In terms of diagnosing global warming using the surface temperature anomalies, this is an important observational finding. The global average surface temperature anomalies are computed by the formula

ΔT (global average) = ΔT(ocean average) times fraction of the globe covered by ocean + ΔT (land average) times the fraction of the globe covered by land (including regions with ice sheets).

The value of ΔT (land average) is computed by

ΔT (land average) = ∑ Δ [Tmax + Tmin]/2

where Δ [Tmax + Tmin]/2 is the mean temperature anomaly, such as used in the BEST study, and by NCDC, CRU and GISS;  focued on 2m above the surface  [the Zhou al al values are at the surface which will have a larger difference than at 2m but of the same sign, and still significant].

As Zhou et al has shown, if the vertical mixing at night is increased, a warm bias occurs IF one is using Tmin in the construction of the land part of the global average surface temperature anomaly.

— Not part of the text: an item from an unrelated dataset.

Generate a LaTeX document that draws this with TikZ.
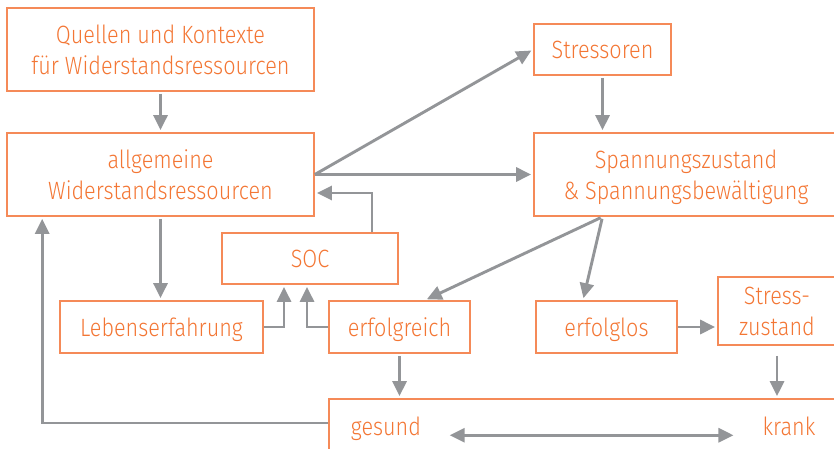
\documentclass[tikz,border=0pt]{standalone}
\usepackage{fontspec}
\setmainfont{Fira Sans Light}[FakeStretch=0.865]
\usetikzlibrary{arrows.meta}

\definecolor{orangetext}{RGB}{243,118,52}
\definecolor{orangeline}{RGB}{245,138,88}
\definecolor{pfeilgrau}{RGB}{147,149,152}

\begin{document}
\begin{tikzpicture}[x=1pt,y=-1pt,
    box/.style={draw=orangeline,line width=1.7pt,text=orangetext,align=center,
                inner sep=0pt,text depth=0pt,font=\fontsize{25}{31}\selectfont},
    txt/.style={text=orangetext,inner sep=0pt,font=\fontsize{25}{31}\selectfont},
    pfeil/.style={draw=pfeilgrau,line width=2.9pt,-{Triangle[length=15pt,width=14pt]},
                  shorten <=2pt,shorten >=2pt}]
    \clip (0,0) rectangle (834,449);

    \node[box,minimum width=307,minimum height=83] (quellen)     at (160.5,49.5)  {Quellen und Kontexte\\für Widerstandsressourcen};
    \node[box,minimum width=307,minimum height=83] (allg)        at (160.5,174.5) {allgemeine\\Widerstandsressourcen};
    \node[box,minimum width=137,minimum height=51] (stressoren)  at (602.5,49.5)  {Stressoren};
    \node[box,minimum width=304,minimum height=83] (spann)       at (686,174.5)   {Spannungszustand\\\& Spannungsbewältigung};
    \node[box,minimum width=176,minimum height=51] (soc)         at (310,258.5)   {SOC};
    \node[box,minimum width=203,minimum height=52] (leben)       at (161.5,327)   {Lebenserfahrung};
    \node[box,minimum width=141,minimum height=52] (erfolgreich) at (399.5,327)   {erfolgreich};
    \node[box,minimum width=141,minimum height=52] (erfolglos)   at (606.5,327)   {erfolglos};
    \node[box,minimum width=118,minimum height=68] (stresszust)  at (777,311)     {Stress-\\zustand};
    \node[box,minimum width=521,minimum height=70] (kontinuum)   at (589.5,434)   {};
    \node[txt,anchor=base] (gesund) at (386,435) {gesund};
    \node[txt,anchor=base] (krank)  at (789,435) {krank};

    \coordinate (gabel) at (stressoren.south |- spann.south);

    \draw[pfeil] (quellen) -- (allg);
    \draw[pfeil,shorten <=0pt] (allg.east) -- (stressoren.west);
    \draw[pfeil,shorten <=0pt] (allg.east) -- (spann.west);
    \draw[pfeil,shorten <=0pt] ([xshift=62pt]soc.north) |- ([yshift=-18.5pt]allg.east);
    \draw[pfeil] (allg.south) -- (allg.south |- leben.north);
    \draw[pfeil] (stressoren.south) -- (stressoren.south |- spann.north);
    \draw[pfeil] (gabel) -- ([xshift=25.5pt]erfolgreich.north);
    \draw[pfeil] (gabel) -- ([xshift=-23.5pt]erfolglos.north);
    \draw[pfeil,shorten <=0pt] (leben.east) -| ([xshift=-26pt]soc.south);
    \draw[pfeil,shorten <=0pt] (erfolgreich.west) -| ([xshift=-3pt]soc.south);
    \draw[pfeil] (erfolgreich.south) -- (erfolgreich.south |- kontinuum.north);
    \draw[pfeil,shorten <=0pt] (erfolglos.east) -- (erfolglos.east -| stresszust.west);
    \draw[pfeil,shorten <=10pt] (stresszust.south) -- (stresszust.south |- kontinuum.north);
    \draw[pfeil,shorten <=0pt] ([yshift=11pt]kontinuum.west) -| ([xshift=36pt]allg.south west);
    \draw[pfeil,{Triangle[length=15pt,width=14pt]}-{Triangle[length=15pt,width=14pt]},
          shorten <=28.5pt,shorten >=29pt] ([yshift=-7pt]gesund.east) -- ([yshift=-7pt]gesund.east -| krank.west);
\end{tikzpicture}
\end{document}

This change in vertical mixing will occur not only due to regional and mesoscale land use change but even for otherwise pristine locations (e.g. Siberia, northern Canada, Alaska etc) if the local siting where the surface air temperatures are measured has changed over time (such as due to buildings being constructed, adjacent roads). Such local siting issues has been very effectively described for the continental USA by Anthony Watts in his surface station project.

  • Since the stable boundary layer occurs most nights  (and occurs almost all winter at higher latitudes), this vertical mixing is contaminating the use of the surface land temperatures to diagnose global warming.
  • It has introduced a warm bias in its construction that extends much beyond just where the wind farms occur.

The wind farms have provided a field study of opportunity which Zhou et al have been able to utilize for their important study.

I have suggested a follow on study to the authors. They should bin their data for days in which the wind turbines are turning and those in which they are not. For the days the turbines are not working, there should be little difference in trends with the surrounding area, but a larger amplitude signal when they are working.  They should also bin by days with near calm large-scale winds and stronger winds of different thresholds to ascertain if, above a certain wind threshold, the natural vertical mixing of heat results in little difference between the wind farm and surrounding areas.

The Zhou et al 2012 paper, hopefully, will open a much needed discussion on the value of using surface temperature anomalies as the metric to define climate system heat changes (i.e. global warming and cooling).